What is required. Skip every picture and transcribe the remaining material exactly.
-------- Supplied information
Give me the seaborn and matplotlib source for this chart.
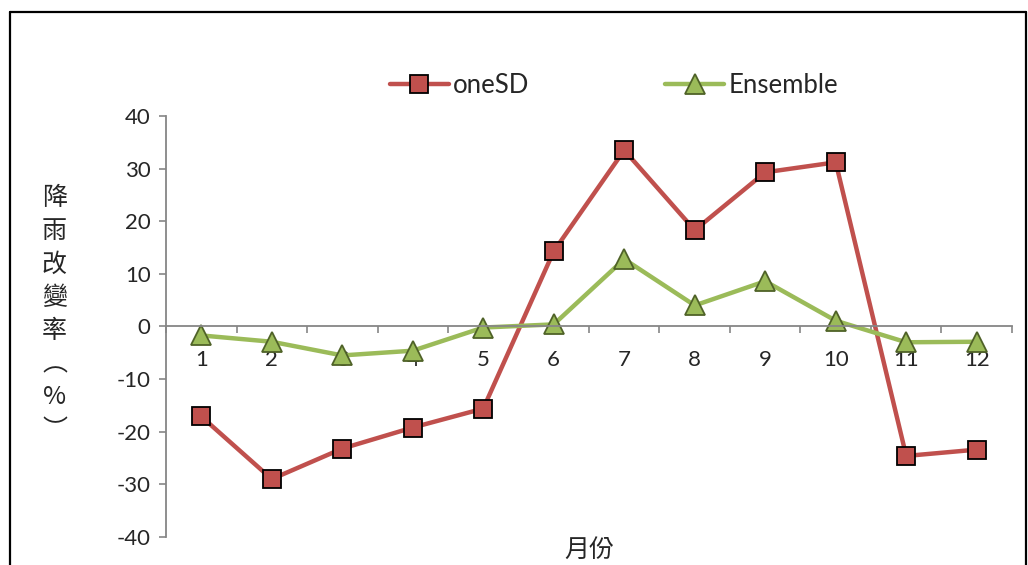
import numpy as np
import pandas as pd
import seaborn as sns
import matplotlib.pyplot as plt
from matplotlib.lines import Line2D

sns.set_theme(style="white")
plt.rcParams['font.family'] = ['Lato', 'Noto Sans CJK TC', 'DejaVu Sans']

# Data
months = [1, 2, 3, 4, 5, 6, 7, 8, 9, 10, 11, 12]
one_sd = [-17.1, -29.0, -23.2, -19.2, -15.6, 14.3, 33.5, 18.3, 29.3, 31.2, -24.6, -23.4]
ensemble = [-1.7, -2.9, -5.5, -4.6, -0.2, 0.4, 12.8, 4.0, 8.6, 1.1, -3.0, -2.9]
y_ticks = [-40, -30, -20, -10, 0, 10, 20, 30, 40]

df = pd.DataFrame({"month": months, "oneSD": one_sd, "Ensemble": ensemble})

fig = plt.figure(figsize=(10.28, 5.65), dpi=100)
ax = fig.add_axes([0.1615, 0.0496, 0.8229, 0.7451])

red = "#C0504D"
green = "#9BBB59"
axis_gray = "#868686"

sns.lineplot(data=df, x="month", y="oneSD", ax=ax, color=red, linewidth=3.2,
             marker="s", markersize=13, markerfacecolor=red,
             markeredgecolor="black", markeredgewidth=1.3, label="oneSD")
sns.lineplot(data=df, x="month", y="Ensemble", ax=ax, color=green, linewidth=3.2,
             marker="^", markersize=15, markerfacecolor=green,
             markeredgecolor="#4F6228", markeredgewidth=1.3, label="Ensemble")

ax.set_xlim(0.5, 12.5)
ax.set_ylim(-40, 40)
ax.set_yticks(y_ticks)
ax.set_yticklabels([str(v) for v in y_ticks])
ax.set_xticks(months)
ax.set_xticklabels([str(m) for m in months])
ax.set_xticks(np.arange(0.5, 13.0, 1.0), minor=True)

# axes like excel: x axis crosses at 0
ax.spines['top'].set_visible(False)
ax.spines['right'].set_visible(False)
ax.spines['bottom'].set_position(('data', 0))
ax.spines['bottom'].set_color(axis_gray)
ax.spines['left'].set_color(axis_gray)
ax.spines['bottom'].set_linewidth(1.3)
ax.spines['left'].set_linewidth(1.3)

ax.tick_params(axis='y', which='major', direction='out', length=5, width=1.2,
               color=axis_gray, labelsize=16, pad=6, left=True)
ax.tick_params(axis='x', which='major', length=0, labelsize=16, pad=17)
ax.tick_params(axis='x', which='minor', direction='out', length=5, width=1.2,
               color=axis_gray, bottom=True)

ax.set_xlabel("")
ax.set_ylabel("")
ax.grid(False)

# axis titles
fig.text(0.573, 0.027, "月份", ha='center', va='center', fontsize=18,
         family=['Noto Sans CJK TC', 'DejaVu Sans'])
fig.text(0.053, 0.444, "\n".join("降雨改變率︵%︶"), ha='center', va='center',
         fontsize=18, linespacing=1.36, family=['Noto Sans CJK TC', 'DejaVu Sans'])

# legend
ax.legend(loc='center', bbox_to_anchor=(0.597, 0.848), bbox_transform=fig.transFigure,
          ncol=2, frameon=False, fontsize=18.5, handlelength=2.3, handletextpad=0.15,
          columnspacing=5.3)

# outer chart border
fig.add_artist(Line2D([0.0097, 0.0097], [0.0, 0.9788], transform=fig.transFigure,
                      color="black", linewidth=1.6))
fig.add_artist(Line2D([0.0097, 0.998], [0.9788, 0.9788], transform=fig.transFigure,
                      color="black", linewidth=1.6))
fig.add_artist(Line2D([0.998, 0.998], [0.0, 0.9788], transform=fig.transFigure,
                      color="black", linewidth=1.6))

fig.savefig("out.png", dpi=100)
----------------
Solved problem.
Give me the seaborn and matplotlib source for this chart.
import numpy as np
import pandas as pd
import seaborn as sns
import matplotlib.pyplot as plt
from matplotlib.lines import Line2D

sns.set_theme(style="white")
plt.rcParams['font.family'] = ['Lato', 'Noto Sans CJK TC', 'DejaVu Sans']

# Data
months = [1, 2, 3, 4, 5, 6, 7, 8, 9, 10, 11, 12]
one_sd = [-17.1, -29.0, -23.2, -19.2, -15.6, 14.3, 33.5, 18.3, 29.3, 31.2, -24.6, -23.4]
ensemble = [-1.7, -2.9, -5.5, -4.6, -0.2, 0.4, 12.8, 4.0, 8.6, 1.1, -3.0, -2.9]
y_ticks = [-40, -30, -20, -10, 0, 10, 20, 30, 40]

df = pd.DataFrame({"month": months, "oneSD": one_sd, "Ensemble": ensemble})

fig = plt.figure(figsize=(10.28, 5.65), dpi=100)
ax = fig.add_axes([0.1615, 0.0496, 0.8229, 0.7451])

red = "#C0504D"
green = "#9BBB59"
axis_gray = "#868686"

sns.lineplot(data=df, x="month", y="oneSD", ax=ax, color=red, linewidth=3.2,
             marker="s", markersize=13, markerfacecolor=red,
             markeredgecolor="black", markeredgewidth=1.3, label="oneSD")
sns.lineplot(data=df, x="month", y="Ensemble", ax=ax, color=green, linewidth=3.2,
             marker="^", markersize=15, markerfacecolor=green,
             markeredgecolor="#4F6228", markeredgewidth=1.3, label="Ensemble")

ax.set_xlim(0.5, 12.5)
ax.set_ylim(-40, 40)
ax.set_yticks(y_ticks)
ax.set_yticklabels([str(v) for v in y_ticks])
ax.set_xticks(months)
ax.set_xticklabels([str(m) for m in months])
ax.set_xticks(np.arange(0.5, 13.0, 1.0), minor=True)

# axes like excel: x axis crosses at 0
ax.spines['top'].set_visible(False)
ax.spines['right'].set_visible(False)
ax.spines['bottom'].set_position(('data', 0))
ax.spines['bottom'].set_color(axis_gray)
ax.spines['left'].set_color(axis_gray)
ax.spines['bottom'].set_linewidth(1.3)
ax.spines['left'].set_linewidth(1.3)

ax.tick_params(axis='y', which='major', direction='out', length=5, width=1.2,
               color=axis_gray, labelsize=16, pad=6, left=True)
ax.tick_params(axis='x', which='major', length=0, labelsize=16, pad=17)
ax.tick_params(axis='x', which='minor', direction='out', length=5, width=1.2,
               color=axis_gray, bottom=True)

ax.set_xlabel("")
ax.set_ylabel("")
ax.grid(False)

# axis titles
fig.text(0.573, 0.027, "月份", ha='center', va='center', fontsize=18,
         family=['Noto Sans CJK TC', 'DejaVu Sans'])
fig.text(0.053, 0.444, "\n".join("降雨改變率︵%︶"), ha='center', va='center',
         fontsize=18, linespacing=1.36, family=['Noto Sans CJK TC', 'DejaVu Sans'])

# legend
ax.legend(loc='center', bbox_to_anchor=(0.597, 0.848), bbox_transform=fig.transFigure,
          ncol=2, frameon=False, fontsize=18.5, handlelength=2.3, handletextpad=0.15,
          columnspacing=5.3)

# outer chart border
fig.add_artist(Line2D([0.0097, 0.0097], [0.0, 0.9788], transform=fig.transFigure,
                      color="black", linewidth=1.6))
fig.add_artist(Line2D([0.0097, 0.998], [0.9788, 0.9788], transform=fig.transFigure,
                      color="black", linewidth=1.6))
fig.add_artist(Line2D([0.998, 0.998], [0.0, 0.9788], transform=fig.transFigure,
                      color="black", linewidth=1.6))

fig.savefig("out.png", dpi=100)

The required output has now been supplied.